● **Given exercise**
Reproduce the listing below in full and without alteration, apart from its pictures.

>>>

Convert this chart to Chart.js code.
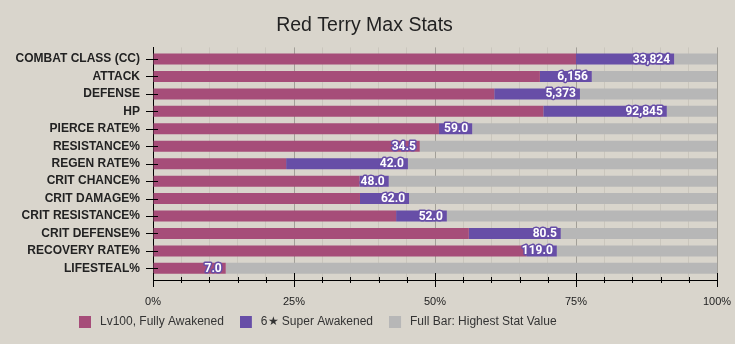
<!DOCTYPE html>
<html><head><meta charset="utf-8">
<script src="https://cdn.jsdelivr.net/npm/chart.js@4"></script>
<style>html,body{margin:0;padding:0;background:#d9d5cc;overflow:hidden}canvas{display:block}</style>
</head><body>
<canvas id="c" width="735" height="344"></canvas>
<script>
// ---- data (percent of the highest stat value) ----
const categories = ["COMBAT CLASS (CC)","ATTACK","DEFENSE","HP","PIERCE RATE%","RESISTANCE%","REGEN RATE%","CRIT CHANCE%","CRIT DAMAGE%","CRIT RESISTANCE%","CRIT DEFENSE%","RECOVERY RATE%","LIFESTEAL%"];
const lv100Pct = [75.0, 68.6, 60.5, 69.2, 50.7, 47.3, 23.6, 36.6, 36.7, 43.1, 56.0, 66.2, 12.9];
const superPct = [17.4, 9.2, 15.2, 21.9, 5.9, 0, 21.6, 5.2, 8.7, 9.0, 16.3, 5.4, 0];
const fullPct  = [7.6, 22.2, 24.3, 8.9, 43.4, 52.7, 54.8, 58.2, 54.6, 47.9, 27.7, 28.4, 87.1];
const valueLabels = ["33,824","6,156","5,373","92,845","59.0","34.5","42.0","48.0","62.0","52.0","80.5","119.0","7.0"];
const seriesNames = ["Lv100, Fully Awakened","6\u2605 Super Awakened","Full Bar: Highest Stat Value"];
const xTickLabelsEvery = 25; // labelled ticks
const titleText = "Red Terry Max Stats";

const colors = ["#a64d79", "#674ea7", "#b7b7b7"];
const FONT = "'Liberation Sans', Arial, sans-serif";

function swatch(color){
  const c = document.createElement('canvas');
  c.width = 15; c.height = 12;
  const g = c.getContext('2d');
  g.fillStyle = color; g.fillRect(0,0,12,12);
  return c;
}
const swatches = colors.map(swatch);

const toPts = arr => arr.map((v,i)=>({x:v, y:i}));

const axisMarks = {
  id:'axisMarks',
  afterDraw(chart){
    const ctx = chart.ctx, xs = chart.scales.x, ys = chart.scales.y;
    const bottom = Math.round(chart.chartArea.bottom), left = Math.round(chart.chartArea.left);
    ctx.save();
    ctx.strokeStyle = '#000'; ctx.lineWidth = 1;
    ctx.beginPath();
    xs.ticks.forEach(t=>{
      const px = Math.round(xs.getPixelForValue(t.value)) + 0.5;
      const major = t.value % xTickLabelsEvery === 0;
      const len = major ? 7 : 3;
      ctx.moveTo(px, bottom - len); ctx.lineTo(px, bottom + len);
    });
    ys.ticks.forEach(t=>{
      const py = Math.round(ys.getPixelForValue(t.value)) + 0.5;
      ctx.moveTo(left - 7, py); ctx.lineTo(left + 5, py);
    });
    ctx.stroke();
    ctx.restore();
  }
};

const barLabels = {
  id:'barLabels',
  afterDatasetsDraw(chart){
    const ctx = chart.ctx;
    const meta = chart.getDatasetMeta(1);
    ctx.save();
    ctx.font = "bold 12px Roboto, 'Liberation Sans', sans-serif";
    ctx.textAlign = 'right';
    ctx.textBaseline = 'middle';
    ctx.lineJoin = 'round';
    meta.data.forEach((el,i)=>{
      const x = el.x - 4, y = el.y + 0.5;
      ctx.strokeStyle = colors[1]; ctx.lineWidth = 3;
      ctx.strokeText(valueLabels[i], x, y);
      ctx.fillStyle = '#fff';
      ctx.fillText(valueLabels[i], x, y);
    });
    ctx.restore();
  }
};

const boxShift = {
  id:'boxShift',
  afterLayout(chart){
    const l = chart.legend;
    const w = l.right - l.left, h = l.bottom - l.top;
    l.left = 63; l.right = 63 + w;
    l.top = 300; l.bottom = 300 + h;
    const t = chart.titleBlock;
    t.left += 6; t.right += 6;
  }
};

new Chart(document.getElementById('c'), {
  type:'bar',
  data:{
    datasets: [lv100Pct, superPct, fullPct].map((d,i)=>({
      label: seriesNames[i],
      data: toPts(d),
      backgroundColor: colors[i],
      borderWidth: 0,
      barPercentage: 0.63,
      categoryPercentage: 1.0
    }))
  },
  options:{
    indexAxis:'y',
    responsive:false,
    animation:false,
    layout:{padding:{left:0, right:18, top:0, bottom:-4}},
    scales:{
      x:{
        type:'linear', stacked:true, min:0, max:100,
        afterFit(s){ s.height = 30; },
        grid:{
          drawTicks:true, tickLength:13, tickColor:'transparent',
          color: c => (c.tick && c.tick.value % xTickLabelsEvery === 0) ? '#a29f98' : '#cac6bd',
          lineWidth:1
        },
        border:{color:'#000', width:1},
        ticks:{
          stepSize:5, autoSkip:false, maxRotation:0, padding:2,
          color:'#222', font:{family:FONT, size:11},
          callback: v => (v % xTickLabelsEvery === 0) ? v + '%' : ''
        }
      },
      y:{
        type:'linear', stacked:true, reverse:true, offset:false, min:-0.667, max:12.667,
        afterBuildTicks(s){ s.ticks = categories.map((c,i)=>({value:i})); },
        afterFit(s){ s.width = 153; },
        grid:{drawOnChartArea:false, drawTicks:true, tickLength:11, tickColor:'transparent', offset:false},
        border:{color:'#000', width:1},
        ticks:{
          autoSkip:false, padding:2,
          color:'#222', font:{family:FONT, size:12, weight:'bold'},
          callback: v => categories[v]
        }
      }
    },
    plugins:{
      title:{
        display:true, text:titleText, color:'#222',
        font:{family:FONT, size:19.5, weight:'normal'},
        padding:{top:14, bottom:10}
      },
      legend:{
        position:'bottom', align:'start',
        labels:{
          usePointStyle:true, pointStyleWidth:15, padding:16,
          color:'#333', font:{family:FONT, size:12},
          generateLabels(chart){
            const items = Chart.defaults.plugins.legend.labels.generateLabels(chart);
            items.forEach((it,i)=>{ it.pointStyle = swatches[i]; it.lineWidth = 0; });
            return items;
          }
        }
      },
      tooltip:{enabled:false}
    }
  },
  plugins:[axisMarks, barLabels, boxShift]
});
</script>
</body></html>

<<<

● **Task result**
Convert this chart to Chart.js code.
<!DOCTYPE html>
<html><head><meta charset="utf-8">
<script src="https://cdn.jsdelivr.net/npm/chart.js@4"></script>
<style>html,body{margin:0;padding:0;background:#d9d5cc;overflow:hidden}canvas{display:block}</style>
</head><body>
<canvas id="c" width="735" height="344"></canvas>
<script>
// ---- data (percent of the highest stat value) ----
const categories = ["COMBAT CLASS (CC)","ATTACK","DEFENSE","HP","PIERCE RATE%","RESISTANCE%","REGEN RATE%","CRIT CHANCE%","CRIT DAMAGE%","CRIT RESISTANCE%","CRIT DEFENSE%","RECOVERY RATE%","LIFESTEAL%"];
const lv100Pct = [75.0, 68.6, 60.5, 69.2, 50.7, 47.3, 23.6, 36.6, 36.7, 43.1, 56.0, 66.2, 12.9];
const superPct = [17.4, 9.2, 15.2, 21.9, 5.9, 0, 21.6, 5.2, 8.7, 9.0, 16.3, 5.4, 0];
const fullPct  = [7.6, 22.2, 24.3, 8.9, 43.4, 52.7, 54.8, 58.2, 54.6, 47.9, 27.7, 28.4, 87.1];
const valueLabels = ["33,824","6,156","5,373","92,845","59.0","34.5","42.0","48.0","62.0","52.0","80.5","119.0","7.0"];
const seriesNames = ["Lv100, Fully Awakened","6\u2605 Super Awakened","Full Bar: Highest Stat Value"];
const xTickLabelsEvery = 25; // labelled ticks
const titleText = "Red Terry Max Stats";

const colors = ["#a64d79", "#674ea7", "#b7b7b7"];
const FONT = "'Liberation Sans', Arial, sans-serif";

function swatch(color){
  const c = document.createElement('canvas');
  c.width = 15; c.height = 12;
  const g = c.getContext('2d');
  g.fillStyle = color; g.fillRect(0,0,12,12);
  return c;
}
const swatches = colors.map(swatch);

const toPts = arr => arr.map((v,i)=>({x:v, y:i}));

const axisMarks = {
  id:'axisMarks',
  afterDraw(chart){
    const ctx = chart.ctx, xs = chart.scales.x, ys = chart.scales.y;
    const bottom = Math.round(chart.chartArea.bottom), left = Math.round(chart.chartArea.left);
    ctx.save();
    ctx.strokeStyle = '#000'; ctx.lineWidth = 1;
    ctx.beginPath();
    xs.ticks.forEach(t=>{
      const px = Math.round(xs.getPixelForValue(t.value)) + 0.5;
      const major = t.value % xTickLabelsEvery === 0;
      const len = major ? 7 : 3;
      ctx.moveTo(px, bottom - len); ctx.lineTo(px, bottom + len);
    });
    ys.ticks.forEach(t=>{
      const py = Math.round(ys.getPixelForValue(t.value)) + 0.5;
      ctx.moveTo(left - 7, py); ctx.lineTo(left + 5, py);
    });
    ctx.stroke();
    ctx.restore();
  }
};

const barLabels = {
  id:'barLabels',
  afterDatasetsDraw(chart){
    const ctx = chart.ctx;
    const meta = chart.getDatasetMeta(1);
    ctx.save();
    ctx.font = "bold 12px Roboto, 'Liberation Sans', sans-serif";
    ctx.textAlign = 'right';
    ctx.textBaseline = 'middle';
    ctx.lineJoin = 'round';
    meta.data.forEach((el,i)=>{
      const x = el.x - 4, y = el.y + 0.5;
      ctx.strokeStyle = colors[1]; ctx.lineWidth = 3;
      ctx.strokeText(valueLabels[i], x, y);
      ctx.fillStyle = '#fff';
      ctx.fillText(valueLabels[i], x, y);
    });
    ctx.restore();
  }
};

const boxShift = {
  id:'boxShift',
  afterLayout(chart){
    const l = chart.legend;
    const w = l.right - l.left, h = l.bottom - l.top;
    l.left = 63; l.right = 63 + w;
    l.top = 300; l.bottom = 300 + h;
    const t = chart.titleBlock;
    t.left += 6; t.right += 6;
  }
};

new Chart(document.getElementById('c'), {
  type:'bar',
  data:{
    datasets: [lv100Pct, superPct, fullPct].map((d,i)=>({
      label: seriesNames[i],
      data: toPts(d),
      backgroundColor: colors[i],
      borderWidth: 0,
      barPercentage: 0.63,
      categoryPercentage: 1.0
    }))
  },
  options:{
    indexAxis:'y',
    responsive:false,
    animation:false,
    layout:{padding:{left:0, right:18, top:0, bottom:-4}},
    scales:{
      x:{
        type:'linear', stacked:true, min:0, max:100,
        afterFit(s){ s.height = 30; },
        grid:{
          drawTicks:true, tickLength:13, tickColor:'transparent',
          color: c => (c.tick && c.tick.value % xTickLabelsEvery === 0) ? '#a29f98' : '#cac6bd',
          lineWidth:1
        },
        border:{color:'#000', width:1},
        ticks:{
          stepSize:5, autoSkip:false, maxRotation:0, padding:2,
          color:'#222', font:{family:FONT, size:11},
          callback: v => (v % xTickLabelsEvery === 0) ? v + '%' : ''
        }
      },
      y:{
        type:'linear', stacked:true, reverse:true, offset:false, min:-0.667, max:12.667,
        afterBuildTicks(s){ s.ticks = categories.map((c,i)=>({value:i})); },
        afterFit(s){ s.width = 153; },
        grid:{drawOnChartArea:false, drawTicks:true, tickLength:11, tickColor:'transparent', offset:false},
        border:{color:'#000', width:1},
        ticks:{
          autoSkip:false, padding:2,
          color:'#222', font:{family:FONT, size:12, weight:'bold'},
          callback: v => categories[v]
        }
      }
    },
    plugins:{
      title:{
        display:true, text:titleText, color:'#222',
        font:{family:FONT, size:19.5, weight:'normal'},
        padding:{top:14, bottom:10}
      },
      legend:{
        position:'bottom', align:'start',
        labels:{
          usePointStyle:true, pointStyleWidth:15, padding:16,
          color:'#333', font:{family:FONT, size:12},
          generateLabels(chart){
            const items = Chart.defaults.plugins.legend.labels.generateLabels(chart);
            items.forEach((it,i)=>{ it.pointStyle = swatches[i]; it.lineWidth = 0; });
            return items;
          }
        }
      },
      tooltip:{enabled:false}
    }
  },
  plugins:[axisMarks, barLabels, boxShift]
});
</script>
</body></html>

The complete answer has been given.